Le Poidevin points out that the Channel Islands can claim a quarter of the UK market for HMRC-approved REITs, and that there’s been a huge pick-up in enquiries and registrations of the vehicle since September 2016. 

As for the coming year, things are sure to keep building. As long as returns remain tricky to come by elsewhere, investors will always look to bricks and mortar as a solid, reliable option. Plus all that dry powder has to blow somewhere. 

But, as Preqin’s report pointed out, it’s a ‘crowded marketplace’, with ‘challenging pricing’ and ‘fundraising is going to remain extremely challenging for most’. 

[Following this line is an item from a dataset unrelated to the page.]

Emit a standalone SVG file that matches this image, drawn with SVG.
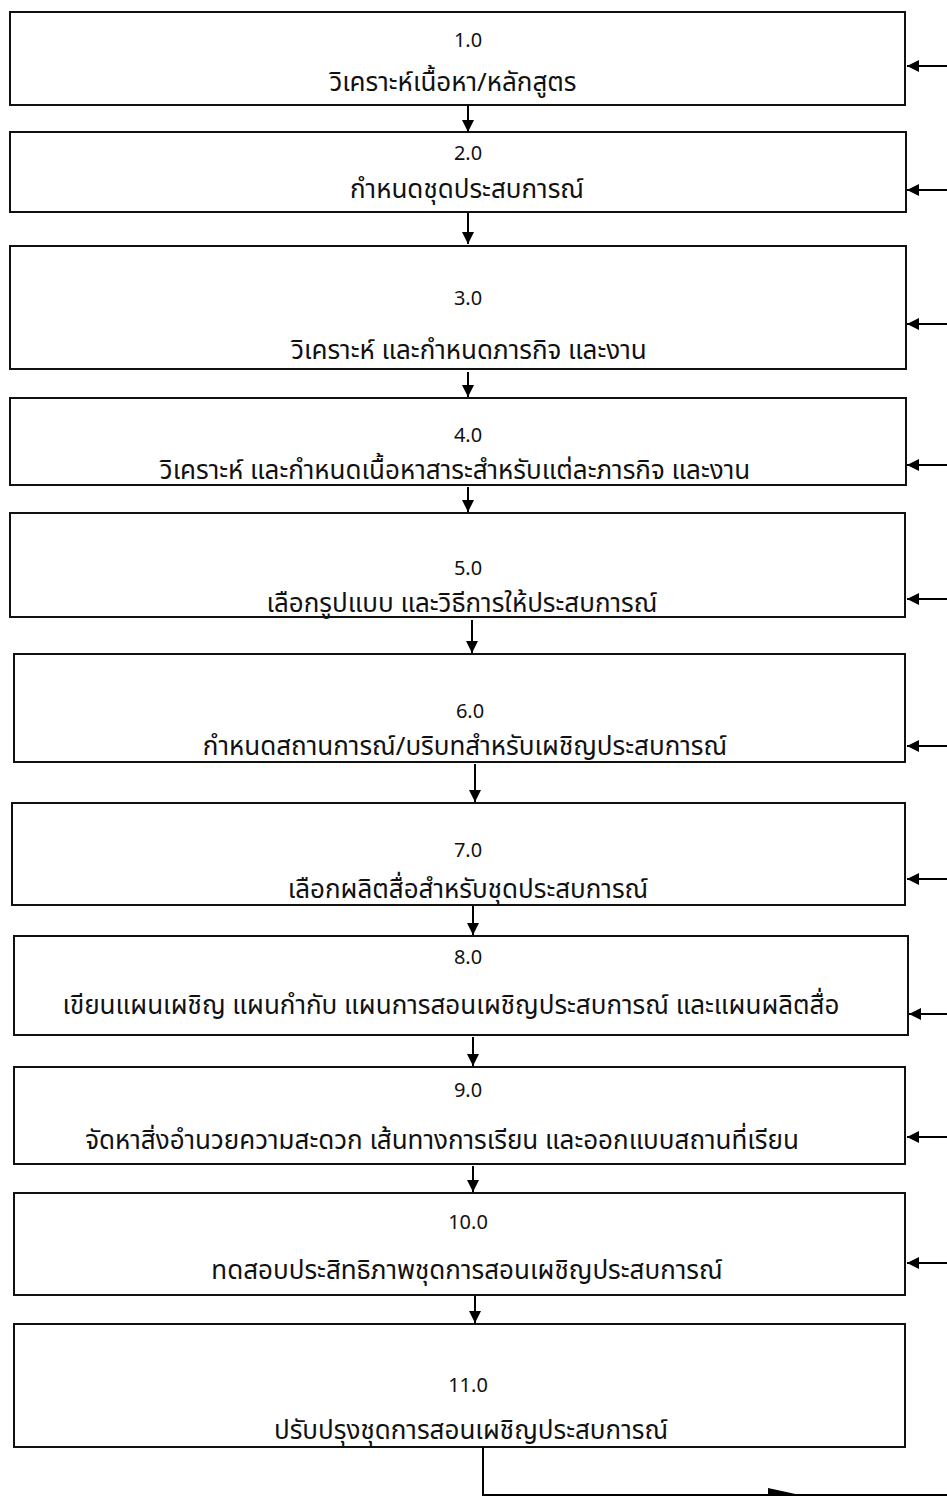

All of this is an improvement on the period before the Brexit vote, however. Hopwood says he’s “encouraged” by the levels of activity, while Horn appears to agree that the islands are well-placed to build.

“We have the servicing, the cost-effective regulatory environment, the regulatory standards, and that ability on all sides of the fence to execute transactions quickly,” he says. “And our exposure isn’t linked to the success or failure of the UK property market – they have the pan-European approach. 

“So I see no reason, given our clients and what we know, why they wouldn’t continue to have faith in the Channel Islands’ mature platform.”

Ones to watch

Three areas in which real estate may boom in the next 12 months:

Private rented sector – These are new housing developments built specifically for rent, not for sale. A lack of traditional affordable housing stock has led many to believe that in 20 years’ time, more people will rent in the UK than own their own homes. A lot of funds are setting up to capitalise – their investors benefit from the property’s rising value, and from rising rents too. 

Distribution centres – E-commerce is expected to account for about 15 per cent of overall retail spend in 2020, and its continued rise is revolutionising how supply chains work. The international network of distribution and logistics warehouses holds an obvious appeal for investors – rents are hitting record highs as demand for storage soars.

Student accommodation – The banks are always fond of this one, as it’s seen as secure income. Student pads are more like hotels these days, in amazing buildings, and foreign students are prepared to pay high fees. And their parents are there in the background, guaranteeing the rent.